Return, exactly as written, the run of lines that begins at the line containing "Write the matplotlib code for this chart." and ends at the line containing "plt.rcParams['font.family'] = ['Liberation". Nothing outside that run belongs in the answer.

■ **Extracted material**
::::

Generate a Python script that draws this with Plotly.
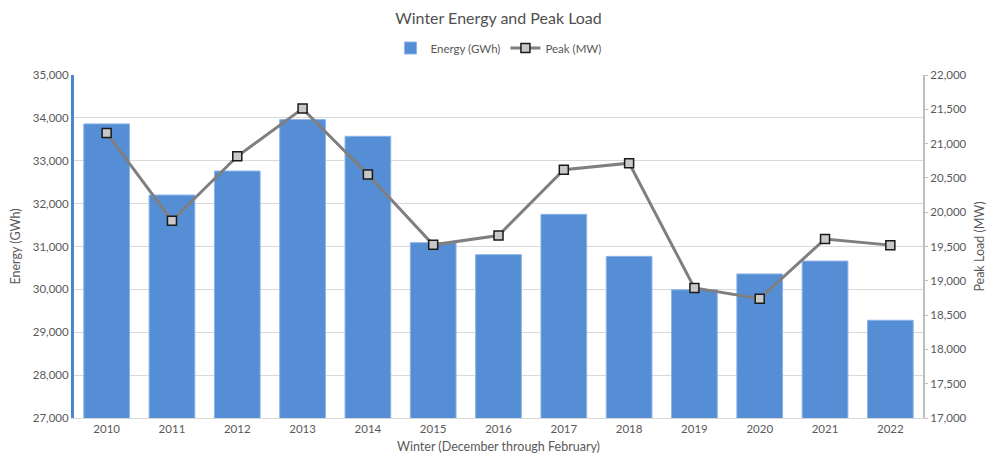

::::

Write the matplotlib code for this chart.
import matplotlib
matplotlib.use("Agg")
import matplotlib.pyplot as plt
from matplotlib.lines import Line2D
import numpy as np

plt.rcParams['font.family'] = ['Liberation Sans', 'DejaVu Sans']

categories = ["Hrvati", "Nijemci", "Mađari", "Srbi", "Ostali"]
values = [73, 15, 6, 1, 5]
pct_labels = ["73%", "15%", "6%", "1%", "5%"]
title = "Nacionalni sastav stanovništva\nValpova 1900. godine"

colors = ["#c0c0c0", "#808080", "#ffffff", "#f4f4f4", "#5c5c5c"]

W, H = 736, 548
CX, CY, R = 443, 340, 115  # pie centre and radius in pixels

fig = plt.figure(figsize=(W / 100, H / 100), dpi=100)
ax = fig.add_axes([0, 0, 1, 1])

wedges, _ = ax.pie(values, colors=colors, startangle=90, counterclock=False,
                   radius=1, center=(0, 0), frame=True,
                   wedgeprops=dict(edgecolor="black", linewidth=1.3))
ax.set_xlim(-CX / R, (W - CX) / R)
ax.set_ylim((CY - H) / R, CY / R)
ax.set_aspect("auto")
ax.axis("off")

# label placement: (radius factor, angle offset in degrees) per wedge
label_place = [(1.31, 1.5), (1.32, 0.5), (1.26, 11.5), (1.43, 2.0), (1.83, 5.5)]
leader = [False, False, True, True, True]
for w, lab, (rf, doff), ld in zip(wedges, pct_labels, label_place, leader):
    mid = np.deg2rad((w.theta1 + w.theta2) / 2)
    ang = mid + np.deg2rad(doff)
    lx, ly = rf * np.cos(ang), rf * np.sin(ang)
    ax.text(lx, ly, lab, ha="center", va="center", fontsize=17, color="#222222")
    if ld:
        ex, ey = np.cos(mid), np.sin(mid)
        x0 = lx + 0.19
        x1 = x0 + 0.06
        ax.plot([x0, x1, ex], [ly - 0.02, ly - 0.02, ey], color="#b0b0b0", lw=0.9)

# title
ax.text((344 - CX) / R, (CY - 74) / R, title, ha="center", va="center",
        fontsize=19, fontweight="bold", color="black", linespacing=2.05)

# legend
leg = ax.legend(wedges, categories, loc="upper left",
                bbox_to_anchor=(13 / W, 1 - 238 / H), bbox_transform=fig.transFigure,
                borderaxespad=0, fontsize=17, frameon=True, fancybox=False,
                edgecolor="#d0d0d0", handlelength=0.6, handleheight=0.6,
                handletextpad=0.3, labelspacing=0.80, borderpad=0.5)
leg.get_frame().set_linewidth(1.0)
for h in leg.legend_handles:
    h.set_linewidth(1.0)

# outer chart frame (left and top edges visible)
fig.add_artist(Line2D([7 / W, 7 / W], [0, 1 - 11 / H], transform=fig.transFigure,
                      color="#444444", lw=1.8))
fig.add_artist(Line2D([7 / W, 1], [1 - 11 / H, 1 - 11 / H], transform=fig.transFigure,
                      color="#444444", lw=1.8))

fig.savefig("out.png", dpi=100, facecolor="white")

::::

■ **Response**
Write the matplotlib code for this chart.
import matplotlib
matplotlib.use("Agg")
import matplotlib.pyplot as plt
from matplotlib.lines import Line2D
import numpy as np

plt.rcParams['font.family'] = ['Liberation Sans', 'DejaVu Sans']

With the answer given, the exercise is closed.